[Begin Dataset content]

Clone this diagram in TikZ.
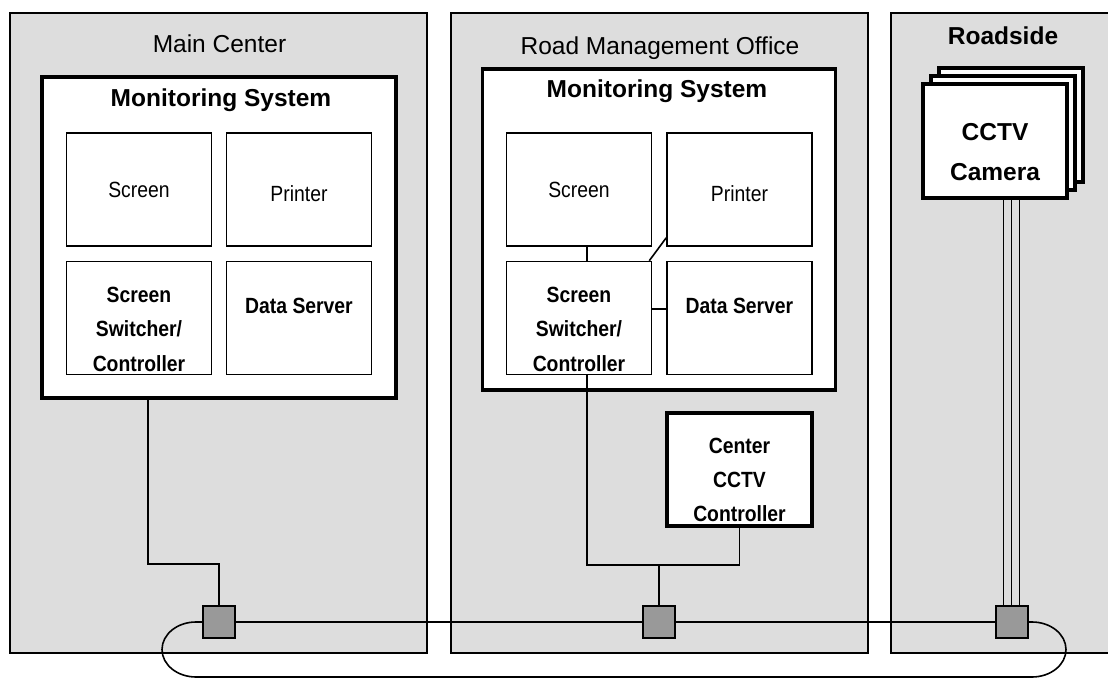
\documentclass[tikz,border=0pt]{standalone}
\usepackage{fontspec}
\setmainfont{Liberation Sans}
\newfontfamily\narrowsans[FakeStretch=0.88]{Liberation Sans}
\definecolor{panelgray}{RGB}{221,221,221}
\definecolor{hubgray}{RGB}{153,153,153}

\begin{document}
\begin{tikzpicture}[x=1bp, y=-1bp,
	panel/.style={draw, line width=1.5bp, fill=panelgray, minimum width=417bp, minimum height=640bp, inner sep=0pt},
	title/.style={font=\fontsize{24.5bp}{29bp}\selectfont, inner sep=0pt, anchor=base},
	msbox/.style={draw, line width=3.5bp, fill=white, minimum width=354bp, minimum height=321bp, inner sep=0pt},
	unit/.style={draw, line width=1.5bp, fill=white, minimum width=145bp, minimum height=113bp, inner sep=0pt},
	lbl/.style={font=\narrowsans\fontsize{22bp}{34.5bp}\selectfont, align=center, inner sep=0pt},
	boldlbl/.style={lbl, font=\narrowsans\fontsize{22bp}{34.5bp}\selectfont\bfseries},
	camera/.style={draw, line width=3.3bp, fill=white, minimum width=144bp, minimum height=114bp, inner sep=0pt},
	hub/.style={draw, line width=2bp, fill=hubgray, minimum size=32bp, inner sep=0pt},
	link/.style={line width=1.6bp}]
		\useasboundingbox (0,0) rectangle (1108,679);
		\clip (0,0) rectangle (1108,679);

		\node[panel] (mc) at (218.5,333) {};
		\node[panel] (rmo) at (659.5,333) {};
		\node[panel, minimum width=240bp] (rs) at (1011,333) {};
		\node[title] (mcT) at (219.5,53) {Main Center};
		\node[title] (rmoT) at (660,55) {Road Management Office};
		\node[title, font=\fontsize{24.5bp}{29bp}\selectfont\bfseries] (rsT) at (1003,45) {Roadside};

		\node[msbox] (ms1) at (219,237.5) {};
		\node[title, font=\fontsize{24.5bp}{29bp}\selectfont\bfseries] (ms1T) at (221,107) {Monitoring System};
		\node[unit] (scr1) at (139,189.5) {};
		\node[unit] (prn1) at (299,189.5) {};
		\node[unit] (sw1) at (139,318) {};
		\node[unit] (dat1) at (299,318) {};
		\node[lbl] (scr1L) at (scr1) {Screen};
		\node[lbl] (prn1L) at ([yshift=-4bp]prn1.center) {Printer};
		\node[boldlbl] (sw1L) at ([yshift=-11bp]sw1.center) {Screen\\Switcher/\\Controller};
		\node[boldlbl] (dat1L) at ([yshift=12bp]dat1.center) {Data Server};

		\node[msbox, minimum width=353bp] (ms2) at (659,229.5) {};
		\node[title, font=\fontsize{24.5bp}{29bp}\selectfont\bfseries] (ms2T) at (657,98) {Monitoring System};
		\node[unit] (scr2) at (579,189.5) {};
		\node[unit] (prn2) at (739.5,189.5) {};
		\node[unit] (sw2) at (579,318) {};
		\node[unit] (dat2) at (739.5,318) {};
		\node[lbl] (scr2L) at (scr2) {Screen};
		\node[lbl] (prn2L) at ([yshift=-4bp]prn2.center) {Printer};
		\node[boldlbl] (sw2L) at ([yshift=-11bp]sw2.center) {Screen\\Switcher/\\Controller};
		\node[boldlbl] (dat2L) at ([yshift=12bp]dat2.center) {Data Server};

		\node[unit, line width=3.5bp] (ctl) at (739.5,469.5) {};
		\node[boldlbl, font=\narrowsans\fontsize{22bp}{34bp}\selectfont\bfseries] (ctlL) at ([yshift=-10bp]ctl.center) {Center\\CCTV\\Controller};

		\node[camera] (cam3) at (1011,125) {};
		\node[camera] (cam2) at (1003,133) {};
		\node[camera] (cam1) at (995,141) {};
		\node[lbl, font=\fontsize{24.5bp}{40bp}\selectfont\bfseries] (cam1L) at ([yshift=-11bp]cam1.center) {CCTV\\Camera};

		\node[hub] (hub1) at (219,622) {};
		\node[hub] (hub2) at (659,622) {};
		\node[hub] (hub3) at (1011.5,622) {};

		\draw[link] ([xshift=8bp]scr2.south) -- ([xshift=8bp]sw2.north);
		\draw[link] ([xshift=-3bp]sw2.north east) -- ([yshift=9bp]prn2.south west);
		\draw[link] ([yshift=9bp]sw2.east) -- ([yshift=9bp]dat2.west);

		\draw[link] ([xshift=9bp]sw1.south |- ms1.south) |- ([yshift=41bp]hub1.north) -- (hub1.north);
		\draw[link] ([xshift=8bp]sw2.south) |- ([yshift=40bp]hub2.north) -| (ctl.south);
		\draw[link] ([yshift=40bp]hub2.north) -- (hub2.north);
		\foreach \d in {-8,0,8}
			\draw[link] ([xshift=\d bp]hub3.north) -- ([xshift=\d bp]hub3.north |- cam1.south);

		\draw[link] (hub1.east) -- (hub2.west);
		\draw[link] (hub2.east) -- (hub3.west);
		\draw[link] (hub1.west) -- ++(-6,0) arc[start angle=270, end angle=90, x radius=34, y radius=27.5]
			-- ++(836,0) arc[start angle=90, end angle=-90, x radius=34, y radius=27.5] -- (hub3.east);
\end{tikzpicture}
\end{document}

[End Dataset content]

### Goal
Set the data above down again exactly as given, with no pictures.

### The reply
Clone this diagram in TikZ.
\documentclass[tikz,border=0pt]{standalone}
\usepackage{fontspec}
\setmainfont{Liberation Sans}
\newfontfamily\narrowsans[FakeStretch=0.88]{Liberation Sans}
\definecolor{panelgray}{RGB}{221,221,221}
\definecolor{hubgray}{RGB}{153,153,153}

\begin{document}
\begin{tikzpicture}[x=1bp, y=-1bp,
	panel/.style={draw, line width=1.5bp, fill=panelgray, minimum width=417bp, minimum height=640bp, inner sep=0pt},
	title/.style={font=\fontsize{24.5bp}{29bp}\selectfont, inner sep=0pt, anchor=base},
	msbox/.style={draw, line width=3.5bp, fill=white, minimum width=354bp, minimum height=321bp, inner sep=0pt},
	unit/.style={draw, line width=1.5bp, fill=white, minimum width=145bp, minimum height=113bp, inner sep=0pt},
	lbl/.style={font=\narrowsans\fontsize{22bp}{34.5bp}\selectfont, align=center, inner sep=0pt},
	boldlbl/.style={lbl, font=\narrowsans\fontsize{22bp}{34.5bp}\selectfont\bfseries},
	camera/.style={draw, line width=3.3bp, fill=white, minimum width=144bp, minimum height=114bp, inner sep=0pt},
	hub/.style={draw, line width=2bp, fill=hubgray, minimum size=32bp, inner sep=0pt},
	link/.style={line width=1.6bp}]
		\useasboundingbox (0,0) rectangle (1108,679);
		\clip (0,0) rectangle (1108,679);

		\node[panel] (mc) at (218.5,333) {};
		\node[panel] (rmo) at (659.5,333) {};
		\node[panel, minimum width=240bp] (rs) at (1011,333) {};
		\node[title] (mcT) at (219.5,53) {Main Center};
		\node[title] (rmoT) at (660,55) {Road Management Office};
		\node[title, font=\fontsize{24.5bp}{29bp}\selectfont\bfseries] (rsT) at (1003,45) {Roadside};

		\node[msbox] (ms1) at (219,237.5) {};
		\node[title, font=\fontsize{24.5bp}{29bp}\selectfont\bfseries] (ms1T) at (221,107) {Monitoring System};
		\node[unit] (scr1) at (139,189.5) {};
		\node[unit] (prn1) at (299,189.5) {};
		\node[unit] (sw1) at (139,318) {};
		\node[unit] (dat1) at (299,318) {};
		\node[lbl] (scr1L) at (scr1) {Screen};
		\node[lbl] (prn1L) at ([yshift=-4bp]prn1.center) {Printer};
		\node[boldlbl] (sw1L) at ([yshift=-11bp]sw1.center) {Screen\\Switcher/\\Controller};
		\node[boldlbl] (dat1L) at ([yshift=12bp]dat1.center) {Data Server};

		\node[msbox, minimum width=353bp] (ms2) at (659,229.5) {};
		\node[title, font=\fontsize{24.5bp}{29bp}\selectfont\bfseries] (ms2T) at (657,98) {Monitoring System};
		\node[unit] (scr2) at (579,189.5) {};
		\node[unit] (prn2) at (739.5,189.5) {};
		\node[unit] (sw2) at (579,318) {};
		\node[unit] (dat2) at (739.5,318) {};
		\node[lbl] (scr2L) at (scr2) {Screen};
		\node[lbl] (prn2L) at ([yshift=-4bp]prn2.center) {Printer};
		\node[boldlbl] (sw2L) at ([yshift=-11bp]sw2.center) {Screen\\Switcher/\\Controller};
		\node[boldlbl] (dat2L) at ([yshift=12bp]dat2.center) {Data Server};

		\node[unit, line width=3.5bp] (ctl) at (739.5,469.5) {};
		\node[boldlbl, font=\narrowsans\fontsize{22bp}{34bp}\selectfont\bfseries] (ctlL) at ([yshift=-10bp]ctl.center) {Center\\CCTV\\Controller};

		\node[camera] (cam3) at (1011,125) {};
		\node[camera] (cam2) at (1003,133) {};
		\node[camera] (cam1) at (995,141) {};
		\node[lbl, font=\fontsize{24.5bp}{40bp}\selectfont\bfseries] (cam1L) at ([yshift=-11bp]cam1.center) {CCTV\\Camera};

		\node[hub] (hub1) at (219,622) {};
		\node[hub] (hub2) at (659,622) {};
		\node[hub] (hub3) at (1011.5,622) {};

		\draw[link] ([xshift=8bp]scr2.south) -- ([xshift=8bp]sw2.north);
		\draw[link] ([xshift=-3bp]sw2.north east) -- ([yshift=9bp]prn2.south west);
		\draw[link] ([yshift=9bp]sw2.east) -- ([yshift=9bp]dat2.west);

		\draw[link] ([xshift=9bp]sw1.south |- ms1.south) |- ([yshift=41bp]hub1.north) -- (hub1.north);
		\draw[link] ([xshift=8bp]sw2.south) |- ([yshift=40bp]hub2.north) -| (ctl.south);
		\draw[link] ([yshift=40bp]hub2.north) -- (hub2.north);
		\foreach \d in {-8,0,8}
			\draw[link] ([xshift=\d bp]hub3.north) -- ([xshift=\d bp]hub3.north |- cam1.south);

		\draw[link] (hub1.east) -- (hub2.west);
		\draw[link] (hub2.east) -- (hub3.west);
		\draw[link] (hub1.west) -- ++(-6,0) arc[start angle=270, end angle=90, x radius=34, y radius=27.5]
			-- ++(836,0) arc[start angle=90, end angle=-90, x radius=34, y radius=27.5] -- (hub3.east);
\end{tikzpicture}
\end{document}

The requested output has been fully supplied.